HAPS görüntüleri ve tedavi yanıtı arasında KKA hastalarındaki tedavi yanıtını araştıran bilgimiz dahilindeki tek çalışmada da tedavi öncesi HAPS'de (tümör ortalama sayımları/karaciğer sayım ortalaması) veya MRG’nin genel sağkalım süresi arasında ilişki gösterilememiştir [161]. Sadece ΔVol(2SD) yaşam süresi ile ilişkili bulunmuştur. Bizim çalışmamızda da benzer şekilde hepatik arter perfüzyon parametreleri ile tedavi yanıtı öngörülememektedir. Bunun nedeni planlama anjiyografisinde kullanılan radyofarmasötiğin yapısının tedavide kullanılan mikrokürelerden farklı olması ve tedavide kullanılan mikroküre partikül sayısının HAPS'nde kullanılan MAA partikül sayısından fazla olması olabilir. Parçacık yapısında olmakla birlikte çap ve dansite açısından farklı olmaları nedeni ile Tc-99m MAA partikülleri ile tedavi sonrası mikroküre dağılımı farklı olabilmektedir. Bir çalışmada, resin mikrokürelerle tedavi edilen hastaların %68'inde HAPS'da izlenen Tc-MAA aktivitesi ile tedavi sonrası ölçülen Y90 aktivitesi arasında %10'dan fazla fark bulunmuştur [93]. Bir başka olası neden de iki farklı anjografik uygulama yapılmasıdır. Her ne kadar birebir aynı şekilde uygulanmaya çalışılsa da katater yerleşimine ve infüzyon basıncına göre uygulamalar arasında farklılık gelişebilmektedir. Bu durum da HAPS'ta elde edilen perfüzyon paterni ile tedavi yanıtı uyumsuzluğuna katkıda bulunuyor olabilir.

Çalışmanın kısıtlılıkları:

Retrospektif bir çalışma olması, hasta verilerinin eksik olması nedeniyle parametreler ile ilişkileri saptamak için çalışmaya dahil edilen hasta sayısı yetersiz kalmıştır. Hasta sayısının az olması nedeniyle alt grup çalışmaları yeterince yapılamamıştır.

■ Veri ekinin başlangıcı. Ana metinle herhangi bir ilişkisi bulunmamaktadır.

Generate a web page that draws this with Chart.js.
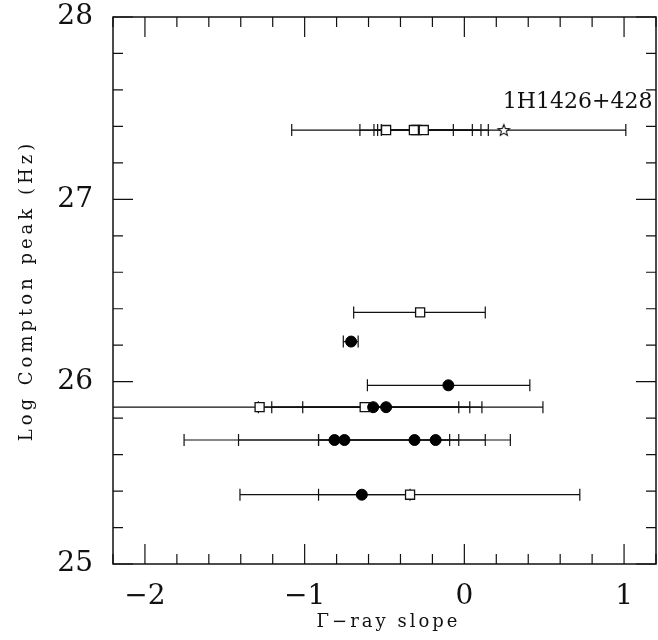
<!DOCTYPE html>
<html>
<head>
<meta charset="utf-8">
<script src="https://cdn.jsdelivr.net/npm/chart.js@4.4.1/dist/chart.umd.min.js"></script>
<style>
  body { margin: 0; background: #fff; }
  canvas { display: block; }
</style>
</head>
<body>
<canvas id="comptonChart" width="658" height="640"></canvas>
<script>
// Filled circles: slope, log peak, error bar ends
const circleX  = [-0.709, -0.10, -0.571, -0.49, -0.813, -0.751, -0.312, -0.18, -0.642];
const circleY  = [26.22, 25.98, 25.86, 25.86, 25.68, 25.68, 25.68, 25.68, 25.38];
const circleLo = [-0.758, -0.607, -1.012, -1.206, -1.414, -1.755, -0.913, -0.913, -0.913];
const circleHi = [-0.665, 0.41, -0.035, 0.11, -0.092, 0.288, 0.131, -0.035, -0.34];

// Open squares
const squareX  = [-0.49, -0.30, -0.316, -0.254, -0.277, -1.282, -0.624, -0.34];
const squareY  = [27.38, 27.38, 27.38, 27.38, 26.38, 25.86, 25.86, 25.38];
const squareLo = [-0.654, -0.52, -0.566, -0.543, -0.693, -2.45, -1.29, -1.405];
const squareHi = [0.15, 0.05, -0.069, 0.104, 0.131, 0.492, 0.034, 0.723];

// Star (1H1426+428)
const starX  = [0.247];
const starY  = [27.38];
const starLo = [-1.081];
const starHi = [1.011];
const starLabel = "1H1426+428";

const xTickValues = [-2, -1, 0, 1];
const yTickValues = [25, 26, 27, 28];
const xTitle = "\u0393\u2212ray slope";
const yTitle = "Log Compton peak (Hz)";

const SERIF = '"DejaVu Serif", serif';
Chart.defaults.font.family = SERIF;
Chart.defaults.color = "#111";

const toPoints = (xs, ys, lo, hi) =>
  xs.map((x, i) => ({ x: x, y: ys[i], lo: lo[i], hi: hi[i] }));

// open five-point star used as point style
const starImg = document.createElement("canvas");
starImg.width = 16;
starImg.height = 16;
(() => {
  const c = starImg.getContext("2d");
  c.beginPath();
  for (let i = 0; i < 10; i++) {
    const r = i % 2 === 0 ? 6 : 2.6;
    const a = -Math.PI / 2 + (i * Math.PI) / 5;
    const px = 8 + r * Math.cos(a), py = 8.5 + r * Math.sin(a);
    i === 0 ? c.moveTo(px, py) : c.lineTo(px, py);
  }
  c.closePath();
  c.fillStyle = "#fff";
  c.fill();
  c.strokeStyle = "#111";
  c.lineWidth = 1.1;
  c.stroke();
})();

// error bars under the points, frame + inward ticks + texts on top
const framePlugin = {
  id: "framePlugin",
  beforeDatasetsDraw(chart) {
    const { ctx, chartArea: a, scales: { x, y } } = chart;
    ctx.save();
    ctx.beginPath();
    ctx.rect(a.left, a.top, a.right - a.left, a.bottom - a.top);
    ctx.clip();
    ctx.strokeStyle = "#111";
    ctx.lineWidth = 1.2;
    chart.data.datasets.forEach((ds) => {
      ds.data.forEach((p) => {
        const py = y.getPixelForValue(p.y);
        const x0 = x.getPixelForValue(p.lo);
        const x1 = x.getPixelForValue(p.hi);
        ctx.beginPath();
        ctx.moveTo(x0, py); ctx.lineTo(x1, py);
        ctx.moveTo(x0, py - 6); ctx.lineTo(x0, py + 6);
        ctx.moveTo(x1, py - 6); ctx.lineTo(x1, py + 6);
        ctx.stroke();
      });
    });
    ctx.restore();
  },
  afterDraw(chart) {
    const { ctx, chartArea: a, scales: { x, y } } = chart;
    ctx.save();
    ctx.strokeStyle = "#111";
    ctx.lineWidth = 1.5;
    ctx.strokeRect(a.left, a.top, a.right - a.left, a.bottom - a.top);

    ctx.lineWidth = 1.2;
    ctx.beginPath();
    // x ticks every 0.2
    for (let k = Math.ceil(x.min * 5); k <= Math.floor(x.max * 5); k++) {
      const px = x.getPixelForValue(k / 5);
      const len = k % 5 === 0 ? 20 : 10;
      ctx.moveTo(px, a.bottom); ctx.lineTo(px, a.bottom - len);
      ctx.moveTo(px, a.top); ctx.lineTo(px, a.top + len);
    }
    // y ticks every 0.2
    for (let k = Math.ceil(y.min * 5); k <= Math.floor(y.max * 5); k++) {
      const py = y.getPixelForValue(k / 5);
      const len = k % 5 === 0 ? 20 : 10;
      ctx.moveTo(a.left, py); ctx.lineTo(a.left + len, py);
      ctx.moveTo(a.right, py); ctx.lineTo(a.right - len, py);
    }
    ctx.stroke();

    ctx.fillStyle = "#111";
    ctx.textAlign = "left";
    ctx.textBaseline = "alphabetic";
    // source label
    ctx.font = "22px " + SERIF;
    ctx.fillText(starLabel, x.getPixelForValue(starX[0]) - 1, y.getPixelForValue(starY[0]) - 22);

    // axis titles, spaced out like the plotter font
    ctx.textAlign = "center";
    ctx.textBaseline = "middle";
    ctx.font = "18px " + SERIF;
    ctx.letterSpacing = "3px";
    ctx.fillText(xTitle, (a.left + a.right) / 2 + 4, 622);
    ctx.letterSpacing = "4px";
    ctx.translate(27, (a.top + a.bottom) / 2);
    ctx.rotate(-Math.PI / 2);
    ctx.fillText(yTitle, 0, 0);
    ctx.restore();
  }
};

const fmt = (v) => (v < 0 ? "\u2212" + Math.abs(v) : String(v));

new Chart(document.getElementById("comptonChart"), {
  type: "scatter",
  data: {
    datasets: [
      {
        label: "filled",
        data: toPoints(circleX, circleY, circleLo, circleHi),
        pointStyle: "circle",
        pointRadius: 5.5,
        backgroundColor: "#000",
        borderColor: "#000",
        borderWidth: 1
      },
      {
        label: "open",
        data: toPoints(squareX, squareY, squareLo, squareHi),
        pointStyle: "rect",
        pointRadius: 6.4,
        backgroundColor: "#fff",
        borderColor: "#111",
        borderWidth: 1.3
      },
      {
        label: starLabel,
        data: toPoints(starX, starY, starLo, starHi),
        pointStyle: starImg,
        pointRadius: 7
      }
    ]
  },
  options: {
    responsive: false,
    animation: false,
    events: [],
    layout: { autoPadding: false, padding: { top: 17, right: 2, left: 0, bottom: 0 } },
    plugins: { legend: { display: false }, tooltip: { enabled: false } },
    scales: {
      x: {
        type: "linear",
        min: -2.2,
        max: 1.2,
        grid: { display: false, drawTicks: false },
        border: { display: false },
        afterBuildTicks: (s) => { s.ticks = xTickValues.map((v) => ({ value: v })); },
        afterFit: (s) => { s.height = 76; s.paddingLeft = 0; s.paddingRight = 0; },
        ticks: { padding: 16, font: { size: 28 }, callback: (v) => fmt(v) },
        title: { display: false }
      },
      y: {
        type: "linear",
        min: 25,
        max: 28,
        grid: { display: false, drawTicks: false },
        border: { display: false },
        afterBuildTicks: (s) => { s.ticks = yTickValues.map((v) => ({ value: v })); },
        afterFit: (s) => { s.width = 113; s.paddingTop = 0; s.paddingBottom = 0; },
        ticks: { padding: 20, font: { size: 28 }, callback: (v) => fmt(v) },
        title: { display: false }
      }
    }
  },
  plugins: [framePlugin]
});
</script>
</body>
</html>
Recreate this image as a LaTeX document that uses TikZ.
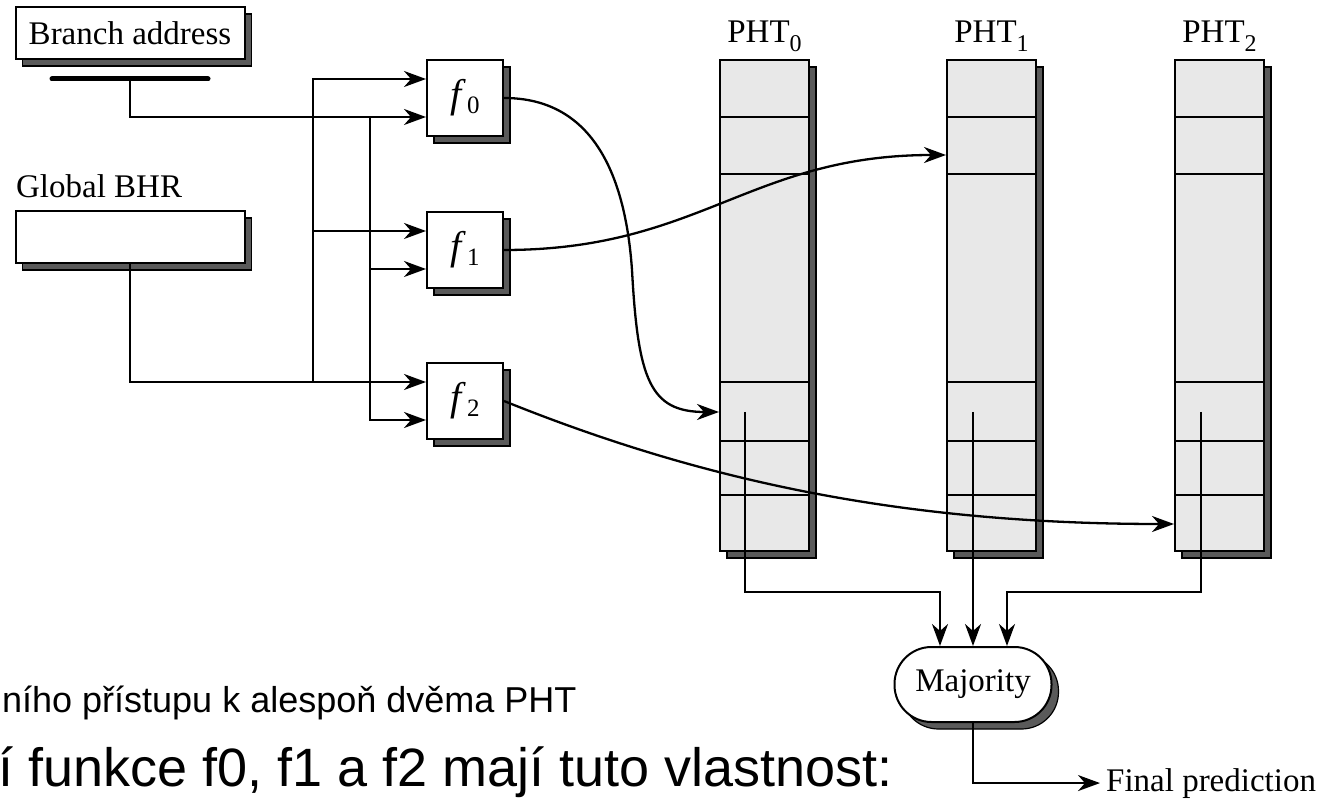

Prospektif ve daha yüksek sayıda hasta içeren çalışmalarla bu verilerin desteklenmesi gerekmektedir. Tedavi yanıtı FDG PET-BT ile değerlendirilen hasta sayısının azlığı da bir başka kısıtlılık olarak dikkati çekmektedir. Çünkü bu çalışmanın sonuçları KKA hastaların izlemlerinin metabolik görüntülemeyle yapılmasının daha doğru olacağını düşündürmektedir. RECIST’in hastaların cevaplarının değerlendirilmesinde eksiklikleri olduğu görülmektedir.